Exercise aim: Every line below is to be copied exactly, with the pictures left out.

Data provided:
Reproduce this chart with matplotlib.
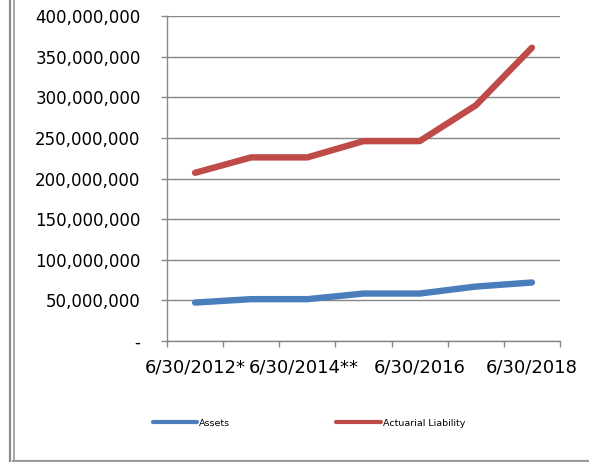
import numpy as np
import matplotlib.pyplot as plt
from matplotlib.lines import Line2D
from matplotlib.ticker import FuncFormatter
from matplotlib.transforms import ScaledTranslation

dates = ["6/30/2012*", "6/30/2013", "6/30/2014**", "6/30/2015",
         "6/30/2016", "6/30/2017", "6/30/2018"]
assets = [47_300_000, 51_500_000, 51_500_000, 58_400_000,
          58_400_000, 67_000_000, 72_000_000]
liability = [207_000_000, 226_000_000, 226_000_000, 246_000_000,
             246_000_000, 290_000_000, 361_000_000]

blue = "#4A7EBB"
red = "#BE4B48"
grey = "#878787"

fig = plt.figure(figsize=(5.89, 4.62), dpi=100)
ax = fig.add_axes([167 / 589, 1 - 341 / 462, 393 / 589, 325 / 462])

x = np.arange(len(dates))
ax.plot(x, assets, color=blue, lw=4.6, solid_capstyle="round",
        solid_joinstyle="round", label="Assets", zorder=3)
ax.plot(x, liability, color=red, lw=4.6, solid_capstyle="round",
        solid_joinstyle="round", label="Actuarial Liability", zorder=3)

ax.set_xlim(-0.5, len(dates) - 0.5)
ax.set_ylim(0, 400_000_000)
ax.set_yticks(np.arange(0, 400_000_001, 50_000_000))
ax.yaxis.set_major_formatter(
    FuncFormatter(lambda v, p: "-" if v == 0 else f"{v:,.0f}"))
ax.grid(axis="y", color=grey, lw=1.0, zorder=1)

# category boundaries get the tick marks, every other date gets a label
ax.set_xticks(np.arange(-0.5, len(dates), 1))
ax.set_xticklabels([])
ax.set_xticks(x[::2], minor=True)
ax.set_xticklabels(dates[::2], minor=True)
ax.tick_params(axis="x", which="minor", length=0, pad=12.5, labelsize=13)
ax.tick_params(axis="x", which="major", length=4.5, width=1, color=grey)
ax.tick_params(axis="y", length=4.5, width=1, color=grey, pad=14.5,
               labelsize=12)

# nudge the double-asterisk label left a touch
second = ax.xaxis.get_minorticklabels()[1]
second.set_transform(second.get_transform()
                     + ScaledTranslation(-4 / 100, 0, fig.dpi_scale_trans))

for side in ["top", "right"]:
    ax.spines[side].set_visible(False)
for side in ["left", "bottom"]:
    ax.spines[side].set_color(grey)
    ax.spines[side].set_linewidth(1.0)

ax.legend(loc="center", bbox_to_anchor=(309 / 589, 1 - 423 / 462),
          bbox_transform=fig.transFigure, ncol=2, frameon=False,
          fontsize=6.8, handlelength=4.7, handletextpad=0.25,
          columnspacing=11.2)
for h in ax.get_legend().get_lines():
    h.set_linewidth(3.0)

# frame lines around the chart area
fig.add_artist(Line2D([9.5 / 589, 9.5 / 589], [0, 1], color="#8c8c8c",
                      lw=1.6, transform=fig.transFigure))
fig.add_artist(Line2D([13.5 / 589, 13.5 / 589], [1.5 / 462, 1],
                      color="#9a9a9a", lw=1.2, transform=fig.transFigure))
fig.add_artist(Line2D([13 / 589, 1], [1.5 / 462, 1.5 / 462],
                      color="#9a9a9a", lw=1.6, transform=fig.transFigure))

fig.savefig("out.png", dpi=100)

Solved exercise:
Reproduce this chart with matplotlib.
import numpy as np
import matplotlib.pyplot as plt
from matplotlib.lines import Line2D
from matplotlib.ticker import FuncFormatter
from matplotlib.transforms import ScaledTranslation

dates = ["6/30/2012*", "6/30/2013", "6/30/2014**", "6/30/2015",
         "6/30/2016", "6/30/2017", "6/30/2018"]
assets = [47_300_000, 51_500_000, 51_500_000, 58_400_000,
          58_400_000, 67_000_000, 72_000_000]
liability = [207_000_000, 226_000_000, 226_000_000, 246_000_000,
             246_000_000, 290_000_000, 361_000_000]

blue = "#4A7EBB"
red = "#BE4B48"
grey = "#878787"

fig = plt.figure(figsize=(5.89, 4.62), dpi=100)
ax = fig.add_axes([167 / 589, 1 - 341 / 462, 393 / 589, 325 / 462])

x = np.arange(len(dates))
ax.plot(x, assets, color=blue, lw=4.6, solid_capstyle="round",
        solid_joinstyle="round", label="Assets", zorder=3)
ax.plot(x, liability, color=red, lw=4.6, solid_capstyle="round",
        solid_joinstyle="round", label="Actuarial Liability", zorder=3)

ax.set_xlim(-0.5, len(dates) - 0.5)
ax.set_ylim(0, 400_000_000)
ax.set_yticks(np.arange(0, 400_000_001, 50_000_000))
ax.yaxis.set_major_formatter(
    FuncFormatter(lambda v, p: "-" if v == 0 else f"{v:,.0f}"))
ax.grid(axis="y", color=grey, lw=1.0, zorder=1)

# category boundaries get the tick marks, every other date gets a label
ax.set_xticks(np.arange(-0.5, len(dates), 1))
ax.set_xticklabels([])
ax.set_xticks(x[::2], minor=True)
ax.set_xticklabels(dates[::2], minor=True)
ax.tick_params(axis="x", which="minor", length=0, pad=12.5, labelsize=13)
ax.tick_params(axis="x", which="major", length=4.5, width=1, color=grey)
ax.tick_params(axis="y", length=4.5, width=1, color=grey, pad=14.5,
               labelsize=12)

# nudge the double-asterisk label left a touch
second = ax.xaxis.get_minorticklabels()[1]
second.set_transform(second.get_transform()
                     + ScaledTranslation(-4 / 100, 0, fig.dpi_scale_trans))

for side in ["top", "right"]:
    ax.spines[side].set_visible(False)
for side in ["left", "bottom"]:
    ax.spines[side].set_color(grey)
    ax.spines[side].set_linewidth(1.0)

ax.legend(loc="center", bbox_to_anchor=(309 / 589, 1 - 423 / 462),
          bbox_transform=fig.transFigure, ncol=2, frameon=False,
          fontsize=6.8, handlelength=4.7, handletextpad=0.25,
          columnspacing=11.2)
for h in ax.get_legend().get_lines():
    h.set_linewidth(3.0)

# frame lines around the chart area
fig.add_artist(Line2D([9.5 / 589, 9.5 / 589], [0, 1], color="#8c8c8c",
                      lw=1.6, transform=fig.transFigure))
fig.add_artist(Line2D([13.5 / 589, 13.5 / 589], [1.5 / 462, 1],
                      color="#9a9a9a", lw=1.2, transform=fig.transFigure))
fig.add_artist(Line2D([13 / 589, 1], [1.5 / 462, 1.5 / 462],
                      color="#9a9a9a", lw=1.6, transform=fig.transFigure))

fig.savefig("out.png", dpi=100)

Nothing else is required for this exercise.